Thinking about Harden's fate all season will only cause instability and doubt. It won't help the team on the court, and they need to win while they can and let the Harden mess work itself out as it will. Whether he stays or not, winning this season is what matters.
The Thunder have the offensive firepower to blow out any team on any given night, and Scott Brooks is preparing them to take on the Miami Heat once again, but before they get there, they have to go through the Lakers and Spurs, and dwelling on Harden's fate won't help them accomplish that task.
Deng and the Bulls will be scrambling till Rose returns
"Don't spend the entire season in eager expectation of Derrick Rose's return."
The timetable is undefined on Derrick Rose, but Bulls players, fans and management all know he'll rehab both as thoroughly and as quickly as possible. For Bulls players, that means they can't get caught up in his progress chart and spend the entire season with bated breath awaiting the MVP's return.
For the time being, it will be about each player working on the things that the Bulls need to do to succeed when Rose does return. Luol Deng will have a chance to show himself as a No. 1 option, doing more than he did even last year when he was an All-Star. Carlos Boozer can start trying to play like he used to in Utah. And Joakim Noah will get to test the moves that Kareem Abdul-Jabbar taught him this summer.
There's a lot of work to do until Mr. Rose straps his Adidas on for another postseason run, and the Bulls need to just play ball and tune out the talk of what will happen when/if Rose returns this season.
Tim Duncan re-signed for three more seasons.
"Tune out the 'too old' talk once again."
The Spurs have ignored it for quite some time, but they can't allow the critics to get to them. They can't allow talk of their team being too old to discourage them and diminish their hopes of winning yet another championship in the Tim Duncan era, which is drawing to its close.

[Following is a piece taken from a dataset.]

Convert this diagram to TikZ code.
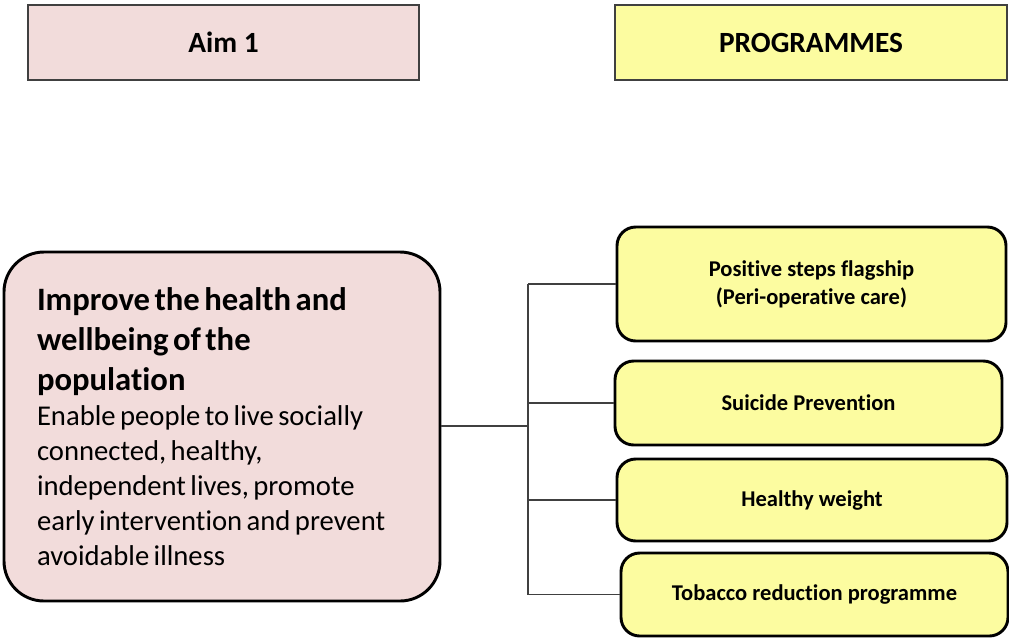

Duncan re-signed for three seasons and presumably will be around that entire time, but the realistic window for a championship is closing quickly, and the Spurs sense of urgency to win a fifth ring for Duncan can't be ignored because the time is now for the Spurs. That dictum has been true for the last few seasons, and though the age of Duncan and Manu Ginobili is a negative factor in many respects, the experience that comes with that age is a boon.
The Spurs know what it takes to succeed, and Tony Parker is still in his prime. The former Finals MVP knows that he can take this roster to the Finals again, and whether he does or not, he has some young talent around him to keep the Spurs relevant after Duncan hangs it up. Yet, at this time, the Spurs will focus on winning this year, and the fact that they are one of the league's oldest teams shouldn't cloud the fact that they are still one of the best, too.